What unites these left‑of‑center leaders is not sympathy for Maduro, whom many have criticized for repression and electoral fraud, but a shared belief that sovereignty is the only protection smaller countries have in an international system tilted toward larger, more powerful countries. Selective defense of international norms and ignoring violations against your enemies weakens the very legal and institutional principles that medium and small powers depend on for security against larger states. While the UN Human Rights Council found that Venezuelan security forces had committed crimes against humanity under Maduro, humanitarian concern cannot retroactively justify violations of international law. Permitting powerful states to use humanitarian concern to excuse military action provides the justification they need to intervene in another state’s domestic affairs. Today, the toppled regime is led by a widely disliked Venezuelan strongman.
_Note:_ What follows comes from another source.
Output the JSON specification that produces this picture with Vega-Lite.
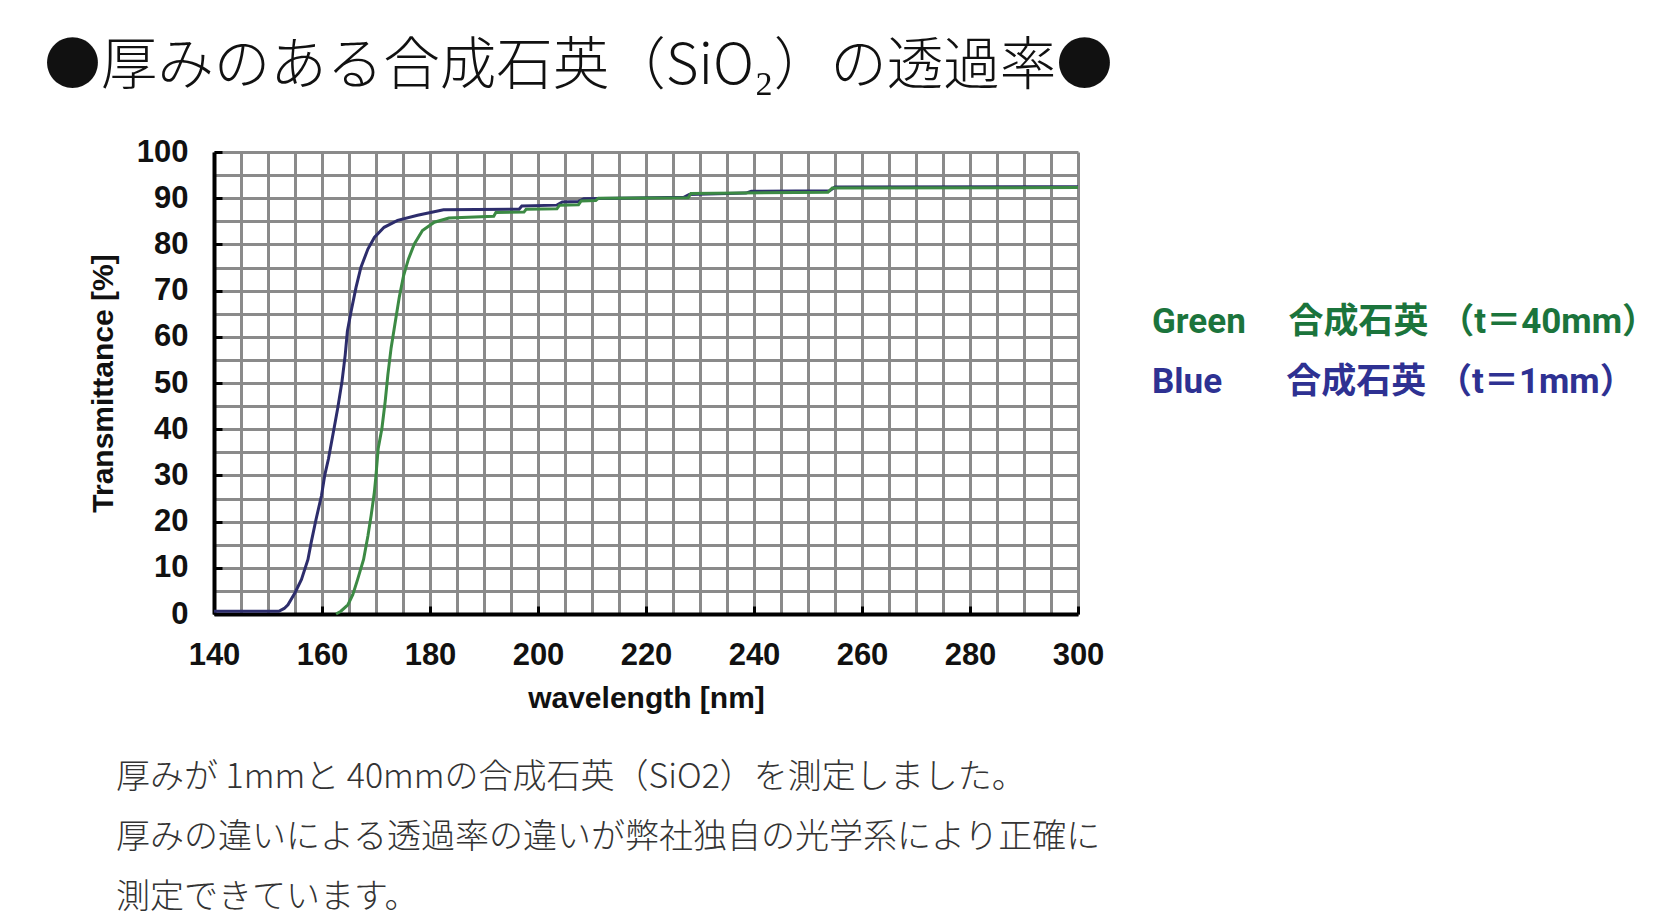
{
  "$schema": "https://vega.github.io/schema/vega-lite/v6.json",
  "background": "white",
  "padding": {"left": 44, "top": 38, "right": 0, "bottom": 5},
  "title": {
    "text": "●厚みのある合成石英（SiO₂）の透過率●",
    "anchor": "start",
    "frame": "bounds",
    "font": "Noto Sans CJK JP",
    "fontSize": 56.5,
    "fontWeight": 300,
    "color": "#111111",
    "offset": 41,
    "dx": -44
  },
  "vconcat": [
    {
      "width": 864,
      "height": 462,
      "title": {
        "text": [
          "厚みが 1mmと 40mmの合成石英（SiO2）を測定しました。",
          "厚みの違いによる透過率の違いが弊社独自の光学系により正確に",
          "測定できています。"
        ],
        "orient": "bottom",
        "anchor": "start",
        "frame": "group",
        "dx": -98,
        "offset": 48,
        "font": "Noto Sans CJK JP",
        "fontSize": 34,
        "fontWeight": 300,
        "color": "#333333",
        "lineHeight": 60
      },
      "data": {
        "values": [
          {"sample": "1mm", "wavelength": 140, "transmittance": 0.6},
          {"sample": "1mm", "wavelength": 146, "transmittance": 0.6},
          {"sample": "1mm", "wavelength": 152, "transmittance": 0.6},
          {"sample": "1mm", "wavelength": 153, "transmittance": 1.2},
          {"sample": "1mm", "wavelength": 153.7, "transmittance": 2},
          {"sample": "1mm", "wavelength": 155, "transmittance": 4.6},
          {"sample": "1mm", "wavelength": 156.2, "transmittance": 7.5},
          {"sample": "1mm", "wavelength": 157.4, "transmittance": 11.8},
          {"sample": "1mm", "wavelength": 158, "transmittance": 15.5},
          {"sample": "1mm", "wavelength": 158.9, "transmittance": 20.5},
          {"sample": "1mm", "wavelength": 159.9, "transmittance": 25.6},
          {"sample": "1mm", "wavelength": 160.5, "transmittance": 30},
          {"sample": "1mm", "wavelength": 161.2, "transmittance": 33.6},
          {"sample": "1mm", "wavelength": 162, "transmittance": 38.7},
          {"sample": "1mm", "wavelength": 162.9, "transmittance": 44.5},
          {"sample": "1mm", "wavelength": 163.7, "transmittance": 50.3},
          {"sample": "1mm", "wavelength": 164.3, "transmittance": 56.1},
          {"sample": "1mm", "wavelength": 164.7, "transmittance": 61.2},
          {"sample": "1mm", "wavelength": 165.4, "transmittance": 65.6},
          {"sample": "1mm", "wavelength": 166.3, "transmittance": 70.7},
          {"sample": "1mm", "wavelength": 167.2, "transmittance": 75},
          {"sample": "1mm", "wavelength": 168.5, "transmittance": 79},
          {"sample": "1mm", "wavelength": 169.7, "transmittance": 81.5},
          {"sample": "1mm", "wavelength": 171.5, "transmittance": 83.7},
          {"sample": "1mm", "wavelength": 174, "transmittance": 85.2},
          {"sample": "1mm", "wavelength": 177.7, "transmittance": 86.3},
          {"sample": "1mm", "wavelength": 182.5, "transmittance": 87.5},
          {"sample": "1mm", "wavelength": 196.5, "transmittance": 87.6},
          {"sample": "1mm", "wavelength": 197, "transmittance": 88.3},
          {"sample": "1mm", "wavelength": 203.5, "transmittance": 88.5},
          {"sample": "1mm", "wavelength": 204.5, "transmittance": 89.2},
          {"sample": "1mm", "wavelength": 207.5, "transmittance": 89.3},
          {"sample": "1mm", "wavelength": 208.5, "transmittance": 89.9},
          {"sample": "1mm", "wavelength": 227, "transmittance": 90.2},
          {"sample": "1mm", "wavelength": 228, "transmittance": 90.8},
          {"sample": "1mm", "wavelength": 238.5, "transmittance": 91.1},
          {"sample": "1mm", "wavelength": 239.5, "transmittance": 91.5},
          {"sample": "1mm", "wavelength": 254, "transmittance": 91.6},
          {"sample": "1mm", "wavelength": 255, "transmittance": 92.4},
          {"sample": "1mm", "wavelength": 300, "transmittance": 92.5},
          {"sample": "40mm", "wavelength": 162.6, "transmittance": 0},
          {"sample": "40mm", "wavelength": 163.5, "transmittance": 0.6},
          {"sample": "40mm", "wavelength": 164.8, "transmittance": 2},
          {"sample": "40mm", "wavelength": 165.7, "transmittance": 4.2},
          {"sample": "40mm", "wavelength": 166.6, "transmittance": 7.5},
          {"sample": "40mm", "wavelength": 167.7, "transmittance": 11.8},
          {"sample": "40mm", "wavelength": 168.5, "transmittance": 16.9},
          {"sample": "40mm", "wavelength": 169.1, "transmittance": 21.3},
          {"sample": "40mm", "wavelength": 169.7, "transmittance": 26.4},
          {"sample": "40mm", "wavelength": 170, "transmittance": 30},
          {"sample": "40mm", "wavelength": 170.4, "transmittance": 35.8},
          {"sample": "40mm", "wavelength": 171.1, "transmittance": 40.2},
          {"sample": "40mm", "wavelength": 171.7, "transmittance": 46},
          {"sample": "40mm", "wavelength": 172.2, "transmittance": 51.8},
          {"sample": "40mm", "wavelength": 172.8, "transmittance": 57.6},
          {"sample": "40mm", "wavelength": 173.5, "transmittance": 62.7},
          {"sample": "40mm", "wavelength": 174.3, "transmittance": 68.5},
          {"sample": "40mm", "wavelength": 175.1, "transmittance": 73.2},
          {"sample": "40mm", "wavelength": 176, "transmittance": 76.8},
          {"sample": "40mm", "wavelength": 177.1, "transmittance": 80.1},
          {"sample": "40mm", "wavelength": 178.6, "transmittance": 83},
          {"sample": "40mm", "wavelength": 180.8, "transmittance": 84.8},
          {"sample": "40mm", "wavelength": 183.5, "transmittance": 85.7},
          {"sample": "40mm", "wavelength": 191.8, "transmittance": 86.1},
          {"sample": "40mm", "wavelength": 192.2, "transmittance": 86.9},
          {"sample": "40mm", "wavelength": 197.4, "transmittance": 87},
          {"sample": "40mm", "wavelength": 197.8, "transmittance": 87.6},
          {"sample": "40mm", "wavelength": 203.5, "transmittance": 87.7},
          {"sample": "40mm", "wavelength": 204, "transmittance": 88.5},
          {"sample": "40mm", "wavelength": 207.5, "transmittance": 88.6},
          {"sample": "40mm", "wavelength": 208, "transmittance": 89.4},
          {"sample": "40mm", "wavelength": 210.7, "transmittance": 89.5},
          {"sample": "40mm", "wavelength": 211.2, "transmittance": 90},
          {"sample": "40mm", "wavelength": 227.8, "transmittance": 90.1},
          {"sample": "40mm", "wavelength": 228.3, "transmittance": 91},
          {"sample": "40mm", "wavelength": 253.7, "transmittance": 91.3},
          {"sample": "40mm", "wavelength": 254.5, "transmittance": 92.2},
          {"sample": "40mm", "wavelength": 300, "transmittance": 92.3}
        ]
      },
      "mark": {"type": "line", "strokeWidth": 3, "strokeCap": "butt", "clip": false},
      "encoding": {
        "x": {
          "field": "wavelength",
          "type": "quantitative",
          "scale": {"domain": [140, 300], "nice": false, "zero": false},
          "axis": {
            "values": [140, 145, 150, 155, 160, 165, 170, 175, 180, 185, 190, 195, 200, 205, 210, 215, 220, 225, 230, 235, 240, 245, 250, 255, 260, 265, 270, 275, 280, 285, 290, 295, 300],
            "labelExpr": "datum.value % 20 === 0 ? datum.label : ''",
            "tickOpacity": {"condition": {"test": "datum.value % 20 === 0", "value": 1}, "value": 0},
            "title": "wavelength [nm]",
            "titlePadding": 13
          }
        },
        "y": {
          "field": "transmittance",
          "type": "quantitative",
          "scale": {"domain": [0, 100], "nice": false},
          "axis": {
            "values": [0, 5, 10, 15, 20, 25, 30, 35, 40, 45, 50, 55, 60, 65, 70, 75, 80, 85, 90, 95, 100],
            "labelExpr": "datum.value % 10 === 0 ? datum.label : ''",
            "tickOpacity": {"condition": {"test": "datum.value % 10 === 0", "value": 1}, "value": 0},
            "title": "Transmittance [%]",
            "titlePadding": 18
          }
        },
        "color": {
          "field": "sample",
          "type": "nominal",
          "scale": {"domain": ["40mm", "1mm"], "range": ["#3c8a44", "#2d2d6c"]},
          "legend": {
            "orient": "none",
            "legendX": 903,
            "legendY": 152,
            "title": null,
            "symbolSize": 0,
            "symbolStrokeWidth": 0,
            "symbolOpacity": 0,
            "labelOffset": 0,
            "labelLimit": 0,
            "rowPadding": 24,
            "labelFont": "Roboto, Noto Sans CJK JP",
            "labelFontWeight": "bold",
            "labelFontSize": 35,
            "labelExpr": "datum.value === '40mm' ? 'Green\u2003\u2009合成石英\u2009\u200a（t＝40mm）' : 'Blue\u2003\u2002\u2009\u200a合成石英\u2009\u200a（t＝1mm）'",
            "labelColor": {"expr": "datum.value === '40mm' ? '#1b743c' : '#2e3192'"}
          }
        },
        "order": {"field": "sample", "sort": "ascending"}
      }
    }
  ],
  "config": {
    "view": {"stroke": null},
    "axis": {
      "grid": true,
      "gridColor": "#8a8a8a",
      "gridWidth": 3,
      "gridOpacity": 1,
      "domainColor": "#000000",
      "domainWidth": 4,
      "tickColor": "#000000",
      "tickWidth": 3,
      "tickSize": -8,
      "labelFont": "Liberation Sans",
      "labelFontWeight": "bold",
      "labelFontSize": 31,
      "labelColor": "#111111",
      "labelOverlap": false,
      "labelFlush": false,
      "labelBound": false,
      "titleFont": "Liberation Sans",
      "titleFontWeight": "bold",
      "titleFontSize": 30,
      "titleColor": "#111111"
    },
    "axisX": {"labelPadding": 34},
    "axisY": {"labelPadding": 34}
  }
}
Tomorrow, it might be a government whose only crime is to defy US commercial or security priorities.
For regional analysts, US actions in Venezuela signal not only a return to blunt US realpolitik but also a shift toward what some have dubbed a new doctrine of hemispheric hierarchy. The Elcano Institute points out that the raid shows Washington’s willingness to dispense with multilateralism when it conflicts with perceived security interests, compelling others to abandon the fiction that all states’ sovereignty is equally respected. Abandoning multilateralism forces Latin American governments to constantly weigh their positions on China, migration, and energy against the risk of economic or even military punishment from the United States.
If Latin America treats the Maduro raid as just another episode in its endless ideological tug‑of‑war, it will miss the larger danger of normalizing the undermining of state sovereignty and international law. The region’s governments should be able to agree on a basic rule: no foreign power should abduct a sitting president from their soil, no matter how objectionable that president may be. Condemning the operation at the UN and in regional forums will not free Maduro or reverse the raid, but it would reaffirm that international law still applies in Latin America.